The outro once again highlights Rickly’s lyrical intention, “Love is love is love is love is love/(There is no such thing as whole),” repeated, symbolically representative as a tenement; contrasting the ideal of a “full picture,” or what love should look like and exhibiting love in its purest form. By the end of the track the only thing that remains is chaos, blaring guitars, Rickly’s screams contrasting one over the other and a single piano lullaby resonating as the audible reminder of what love is in life.      

“Cross Out The Eyes” is a thematic departure from Rickly’s perspective. In an attempt to write a song from the perspective of an individual, Rickly set out on an external exploration of existence. The result is one of the most pivotal screamo-emo songs of all time. The track begins with a cadence-style rhythmic pounding between two high and low tom drums, “A silent dance that we did into this hospital bed/Hear voices from another room/It happens all the time/But July in the sand/The leaves falling/And counting down our days to live/Drain the blood from this valentine.” Rickly’s melodic vocals explore mile points with a sentiment of futility. They are daunting sign-posts that alert the oncoming end. Musically the track exhibits some of the finer experimentations of emo and hardcore’s abilities with the bass actually leading the track for the entirety of the song with the guitar subtly introduced in a poly-rhythmic short solo and then fading back into the rhythms.  

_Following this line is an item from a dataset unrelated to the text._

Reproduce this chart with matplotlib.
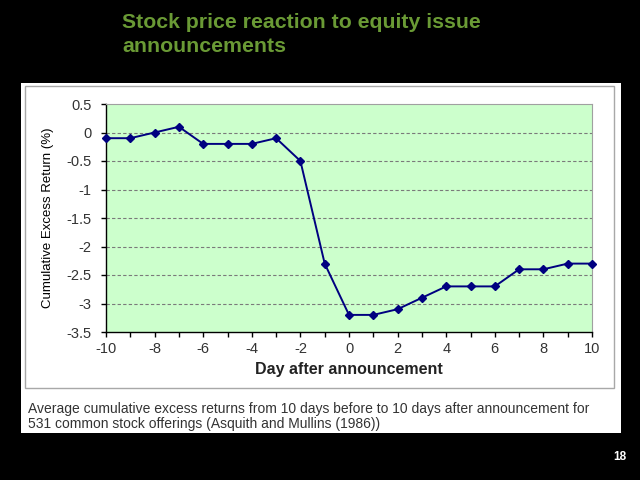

“Paris In Flames” is a heavy thematic track that exhibits the economically-driven, societal rejection of LGBTQ+ individuals. With near-metal sounding rhythm guitars and sung in a minor key, Rickly likens rejection of LGBTQ+ individuals to a form of genocide by injection. The needle is representative of two points, a means to an end, or means to hear the music, as is referenced by Rickly’s lyrics in the form of a record player.  In this track, Rickly uses spoken word, stating “Here in this collapsed lung of a borough/There is no sunlight/The sunlight is manufactured in a windowless room/Distant and incoherent/Businessmen hang themselves,” highlighting the masterful poetics of Rickly’s writing, which materializes the ostracization on the basis of being of a different sexual orientation. The false sunlight in Rickly’s prose is symbolic of the lies of heteronormativity , to the point to where the only one sexual orientation can exist, falsely exhibited as the only one.

These are all experiences we have either gone through at one time or another, or have sympathized with. Our only vantage point to understanding one another is simply existing as human beings. That being said, we are not ever alone, or as alone as we think we are, and if we think we are alone in this world, it really puts some questionable thoughts in our head. I implore everyone who needs to talk, please reach out for help.  No matter how alone I feel, how hurt I may be, or how heavy the rain feels when it pours, I know talking my feelings out and writing definitely helps me mentally.